The letter I'd been given said to report to an address in Southwest D.C., which turned out to be an old building in a factory district. The windows were boarded-up, and above the door was a sign with the faded word, “Brewery,” barely still visible. I rang the bell.

A plainly-dressed man opened the door. “Come in and follow me,” he said. We came to a warehouse space in which an office section had been built out of plywood. Facing me were a group of men, all in civilian clothes.

After each person reviewed my papers and questioned me about the basic training I had so far received, I was shuttled outside to a waiting Army staff car. A 10-mile journey followed, northwest, to Washington D. C.'s Congressional Country Club. This would be my home for the next six months.


Congressional Country Club, Washington D.C.

Along with other enlisted men like me, I lived in an eight-man tent, over a wooden platform along the driveway that led to the club building itself. The second floor of that structure, which before the war were overnight residences of the country club members, were the officers' quarters. African-Americans were housed down in the basement, in what was called “the black section.”

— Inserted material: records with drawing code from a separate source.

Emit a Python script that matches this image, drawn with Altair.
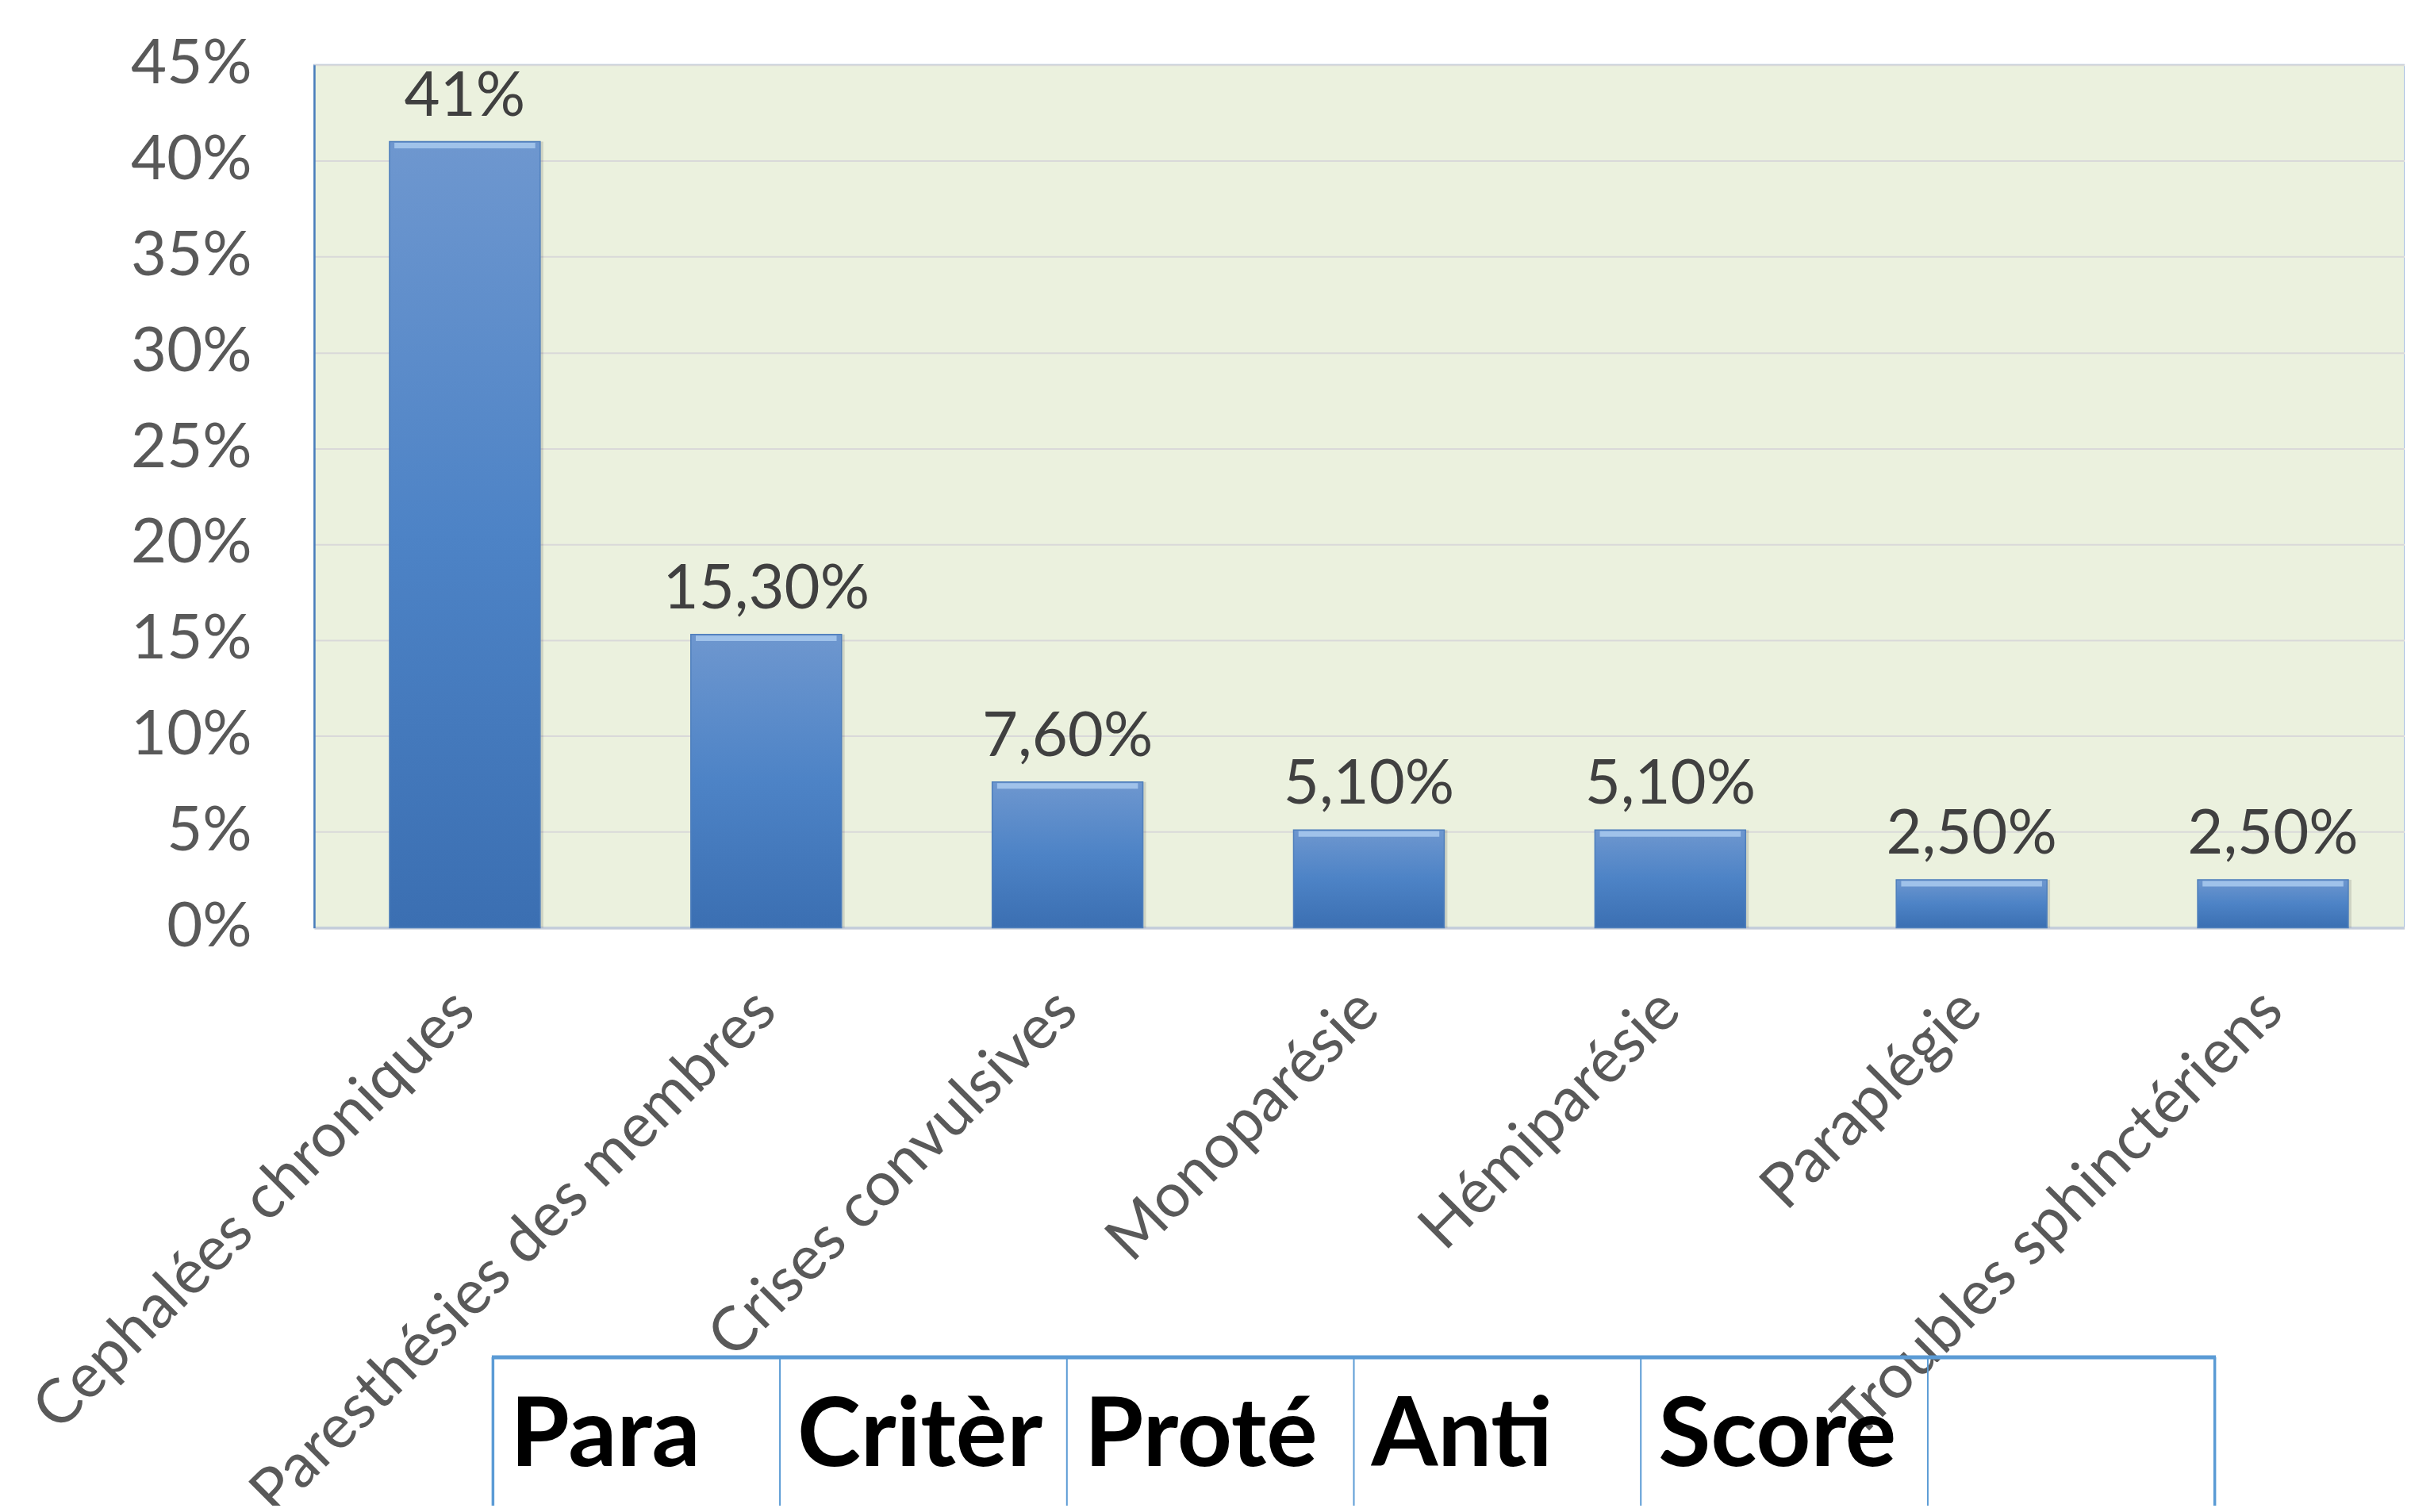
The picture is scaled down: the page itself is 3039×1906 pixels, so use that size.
import altair as alt
import pandas as pd

# ---- data ----
categories = [
    "Cephalées chroniques",
    "Paresthésies des membres",
    "Crises convulsives",
    "Monoparésie",
    "Hémiparésie",
    "Paraplégie",
    "Troubles sphinctériens",
]
values = [41.0, 15.3, 7.6, 5.1, 5.1, 2.5, 2.5]  # percent
value_labels = ["41%", "15,30%", "7,60%", "5,10%", "5,10%", "2,50%", "2,50%"]
y_ticks = [0, 0.05, 0.10, 0.15, 0.20, 0.25, 0.30, 0.35, 0.40, 0.45]
table_headers = ["Para", "Critèr", "Proté", "Anti", "Score", ""]

df = pd.DataFrame({"cat": categories,
                   "pct": [v / 100 for v in values],
                   "label": value_labels})
cells = pd.DataFrame({"idx": list(range(len(table_headers))), "text": table_headers})
borders = pd.DataFrame({"idx": list(range(len(table_headers) + 1))})
one = pd.DataFrame({"a": [0]})

# ---- layout (pixels) ----
FONT = "Lato"
W, H = 2642, 1090.5
X_RANGE = 2666          # plot continues past the right edge of the picture
TBL_L, TBL_R = 226, 2402
TBL_TOP, TBL_BOT = 1633.5, 1830
TBL_BASE = 1770.5

x_scale = alt.Scale(range=[0, X_RANGE], paddingInner=0.5, paddingOuter=0.25)
x = alt.X(
    "cat:N", sort=categories, title=None, scale=x_scale,
    axis=alt.Axis(labelAngle=-45, labelAlign="right", labelBaseline="middle",
                  labelPadding=92, labelFont=FONT, labelFontSize=78,
                  labelColor="#595959", ticks=False, grid=False,
                  domainColor="#C3CCDA", domainWidth=3, labelLimit=0,
                  labelOverlap=False),
)
y = alt.Y(
    "pct:Q", title=None,
    scale=alt.Scale(domain=[0, 0.45], nice=False),
    axis=alt.Axis(values=y_ticks, format=".0%", labelFont=FONT, labelFontSize=78,
                  labelColor="#595959", labelPadding=79, ticks=False,
                  domainColor="#4A7EBB", domainWidth=2.5,
                  gridColor="#D9D9D9", gridWidth=2),
)

base = alt.Chart(df)

shadow = base.mark_bar(color="#000000", opacity=0.12, xOffset=4).encode(x=x, y=y)

bar_grad = alt.Gradient(
    gradient="linear", x1=0, x2=0, y1=0, y2=1,
    stops=[alt.GradientStop(color="#6E97CF", offset=0),
           alt.GradientStop(color="#4D83C6", offset=0.5),
           alt.GradientStop(color="#3B6FB2", offset=1)],
)
bars = base.mark_bar(color=bar_grad, stroke="#4F7FBC", strokeWidth=1.5).encode(x=x, y=y)

bevel = base.mark_tick(orient="horizontal", size=178, thickness=7,
                       color="#A9CAEE", opacity=0.85, yOffset=5).encode(x=x, y=y)

labels = base.mark_text(font=FONT, fontSize=78, color="#404040",
                        baseline="alphabetic", dy=-33).encode(x=x, y=y, text="label:N")

bar_layer = alt.layer(shadow, bars, bevel, labels)

xt = alt.X("idx:Q", scale=alt.Scale(domain=[0, len(table_headers)],
                                    range=[TBL_L, TBL_R]), axis=None)

tbl_v = alt.Chart(borders).mark_rule(color="#5B9BD5").encode(
    x=xt, y=alt.value(TBL_TOP), y2=alt.value(TBL_BOT),
    strokeWidth=alt.condition(
        alt.FieldOneOfPredicate(field="idx", oneOf=[0, len(table_headers)]),
        alt.value(3.5), alt.value(2)),
)
tbl_top = alt.Chart(one).mark_rule(color="#5B9BD5", strokeWidth=5).encode(
    x=alt.value(TBL_L - 1.5), x2=alt.value(TBL_R + 1.5), y=alt.value(TBL_TOP)
)
tbl_text = alt.Chart(cells).mark_text(
    font=FONT, fontWeight="bold", fontSize=121, color="#000000",
    align="left", baseline="alphabetic", dx=22,
).encode(x=xt, y=alt.value(TBL_BASE), text="text:N")

table_layer = alt.layer(tbl_v, tbl_top, tbl_text)

chart = (
    alt.layer(bar_layer, table_layer)
    .resolve_scale(x="independent")
    .properties(width=W, height=H,
                autosize=alt.AutoSizeParams(type="none"),
                padding={"left": 389, "top": 71.5, "right": 0, "bottom": 728})
    .configure(font=FONT)
    .configure_view(fill="#EBF1DE", stroke="#A7BFDE", strokeWidth=2)
)

chart.save("out.html", embed_options={"renderer": "svg", "actions": False})
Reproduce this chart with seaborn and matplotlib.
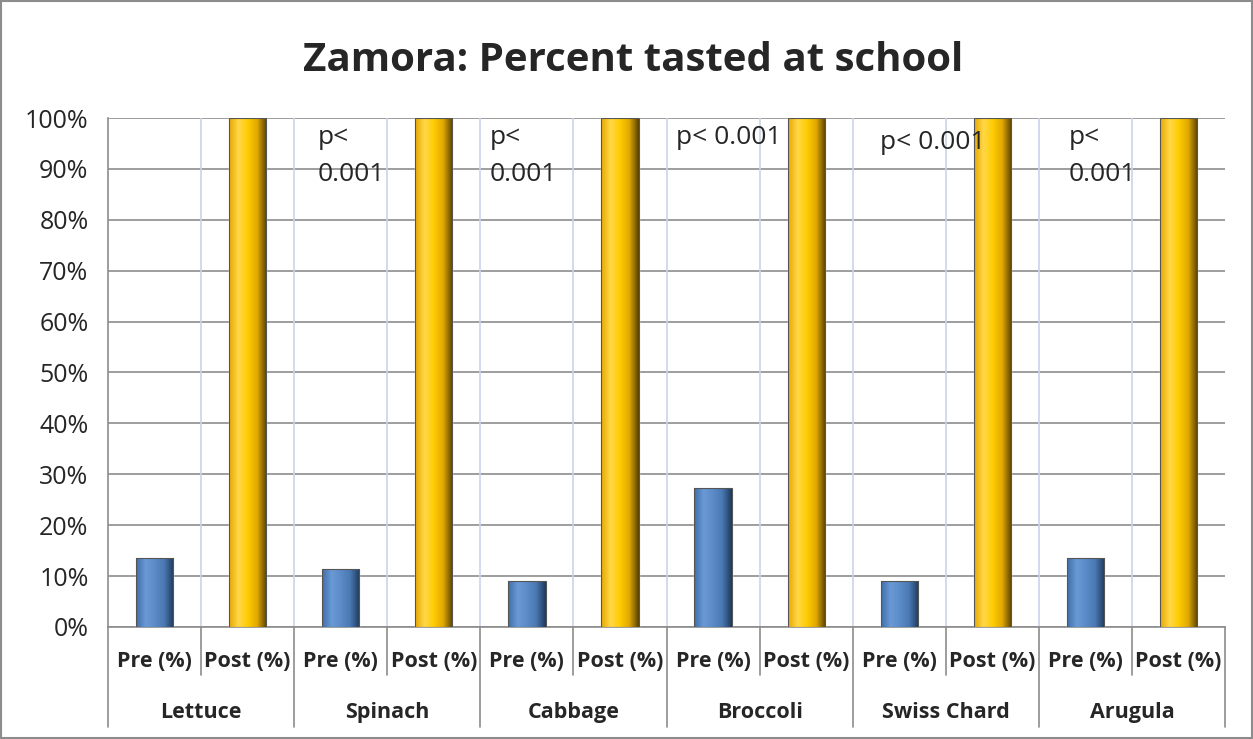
import numpy as np
import pandas as pd
import matplotlib
matplotlib.use("Agg")
import matplotlib.pyplot as plt
import seaborn as sns
from matplotlib.patches import Rectangle
from matplotlib.colors import LinearSegmentedColormap

# --- data ---
vegetables = ["Lettuce", "Spinach", "Cabbage", "Broccoli", "Swiss Chard", "Arugula"]
phases = ["Pre (%)", "Post (%)"]
pre_values = [13.6, 11.4, 9.1, 27.3, 9.1, 13.6]
post_values = [100, 100, 100, 100, 100, 100]
p_labels = ["", "p<\n0.001", "p<\n0.001", "p< 0.001", "p< 0.001", "p<\n0.001"]

rows = []
for veg, pre, post in zip(vegetables, pre_values, post_values):
    rows.append({"slot": veg + " pre", "phase": phases[0], "value": pre})
    rows.append({"slot": veg + " post", "phase": phases[1], "value": post})
df = pd.DataFrame(rows)

sns.set_style("white")
plt.rcParams["font.family"] = ["Open Sans", "DejaVu Sans"]

fig = plt.figure(figsize=(12.53, 7.39), dpi=100)
ax = fig.add_axes([0.0862, 0.1516, 0.8915, 0.6887])

blue, gold = "#4F81BD", "#FFC000"
palette = {phases[0]: blue, phases[1]: gold}
sns.barplot(data=df, x="slot", y="value", hue="phase", palette=palette,
            dodge=False, width=0.4, saturation=1, legend=False, ax=ax, zorder=3)

# shaded, bevelled look on each bar
blue_cmap = LinearSegmentedColormap.from_list(
    "b", ["#3f6ea8", "#6a9ad6", "#5b8bc8", "#4a78b2", "#1f3a5c"])
gold_cmap = LinearSegmentedColormap.from_list(
    "g", ["#e8a800", "#ffd84a", "#ffcc00", "#e0a800", "#5a4200"])
grad = np.linspace(0, 1, 64).reshape(1, -1)
for patch in list(ax.patches):
    x0, y0 = patch.get_x(), patch.get_y()
    w, h = patch.get_width(), patch.get_height()
    if h <= 0:
        continue
    slot = int(round(x0 + w / 2))
    cmap = blue_cmap if df.loc[slot, "phase"] == phases[0] else gold_cmap
    im = ax.imshow(grad, extent=[x0, x0 + w, y0, y0 + h], aspect="auto",
                   cmap=cmap, zorder=4)
    im.set_clip_path(patch)
    ax.add_patch(Rectangle((x0, y0), w, h, fill=False, lw=0.8,
                           edgecolor="#555555", zorder=5))

ax.set_xlim(-0.5, len(df) - 0.5)
ax.set_ylim(0, 100)
ax.set_yticks(np.arange(0, 101, 10))
ax.set_yticklabels([f"{v}%" for v in range(0, 101, 10)], fontsize=18)
ax.tick_params(axis="y", length=6, color="#888888", pad=8)
ax.yaxis.grid(True, color="#8c8c8c", lw=1.2, zorder=0)

# vertical light gridlines between slots
for k in range(1, len(df)):
    ax.axvline(k - 0.5, color="#c8d4ea", lw=1.2, zorder=1)

ax.set_xticks([])
ax.set_xlabel("")
ax.set_ylabel("")
for side in ["top", "right"]:
    ax.spines[side].set_visible(False)
for side in ["left", "bottom"]:
    ax.spines[side].set_color("#8c8c8c")
    ax.spines[side].set_linewidth(1.2)

# two-level category axis
trans = ax.get_xaxis_transform()
for k in range(len(df) + 1):
    depth = -0.196 if k % 2 == 0 else -0.094
    ax.plot([k - 0.5, k - 0.5], [0, depth], transform=trans, color="#8c8c8c",
            lw=1.2, clip_on=False)
for k, row in df.iterrows():
    ax.text(k, -0.068, row["phase"], transform=trans, ha="center", va="center",
            fontsize=15.5, fontweight="bold")
for i, veg in enumerate(vegetables):
    ax.text(2 * i + 0.5, -0.168, veg, transform=trans, ha="center", va="center",
            fontsize=15.5, fontweight="bold")

# p-value notes
p_pos = [(0, 0), (1.75, 98.7), (3.6, 98.7), (5.6, 98.7), (7.79, 97.7), (9.82, 98.7)]
for lab, (px, py) in zip(p_labels, p_pos):
    if lab:
        ax.text(px, py, lab, ha="left", va="top", fontsize=19, linespacing=1.65,
                zorder=6)

fig.suptitle("Zamora: Percent tasted at school", x=0.505, y=0.945,
             fontsize=29, fontweight="bold")

fig.patches.append(Rectangle((0.001, 0.001), 0.998, 0.998, transform=fig.transFigure,
                             fill=False, edgecolor="#8c8c8c", lw=1.5))

fig.savefig("out.png", dpi=100)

Our training over the next weeks and months covered a variety of subjects and skills. Things such as how to disable vehicles, and how to create explosives out of commonly-available materials. Lessons in the art of penetrating the enemy, map reading, topography, message encoding, and, for those gifted among us, telegraphy.

Outdoors, in what had up until recently been a 36-hole golf course, we learned to use pistols, .45 caliber automatic rifles, Thompson sub-machine guns, and my personal favorite, the carbine. Hand-to-hand combat and knife skills were taught to us by an Englishman, a Major Fairburn. The Major had been the Chief of Police in Shanghai, China, prior to the war.

Congressional Country Club was great for our training, and a beautiful place, to boot. The card and billiard rooms were oak-paneled, the food was the best, and during our leisure time we had the use of a large swimming pool. Of course, the city of Washington, with its sightseeing opportunities and its women, was just an hour ride away. However, being so young and looking it, and having no experience, I didn't do too well with the women. My batting average was about zero in that regard.

The six months of training ended, and it was time for assignments. With eleven others, I was placed into what was termed the “JED” group, and given the job title of Medic and Demolitions Helper. Right at this time, however, I became sick, and was pulled from the group, a replacement taking what was to have been my spot. The JEDs were shipped out, and dropped into Norway, where a “quisling,” a Norwegian traitor, gave them up to the Germans, who summarily executed the entire group.


Members of a JED or “Jedburgh” special operations group

As soon as I recovered from my illness, I was ordered to report to the Commanding Officer.

“How old are you?” were his first words to me. I was wise enough to realize, from the C.O.'s tone and demeanor, that it was best to be truthful.

“I am 16, sir,” I answered.

“Wait outside,” he replied.

I sat nervously in the outer office, awaiting an immediate discharge from the service, or worse.

The door opened, and I stood as the C.O. approached me. “Report back to duty.” He turned and walked away.

Nothing more ever came of the incident and, to my knowledge, no one else besides the C.O. from that day forward would ever know what my true age was.

As I found out later on, the FBI, a few days earlier, had visited my mom back in Chicago to perform a background check—a requirement due to the nature of the operations I was to be involved with. Mom, however, let it slip somehow that I was only 16, and the bureau included this fact in a report sent to the Army C.O.

My conclusion as to the reason I wasn't discharged was because simply, by that time, I knew too much. It was safer to keep me in, than to put me out.

And exactly what it was that I was now in was something they called the OSS—the newly-formed Office of Strategic Services.


Office of Strategic Services (OSS) training film, directed by John Ford (Stagecoach, Sands of Iwo Jima, etc.)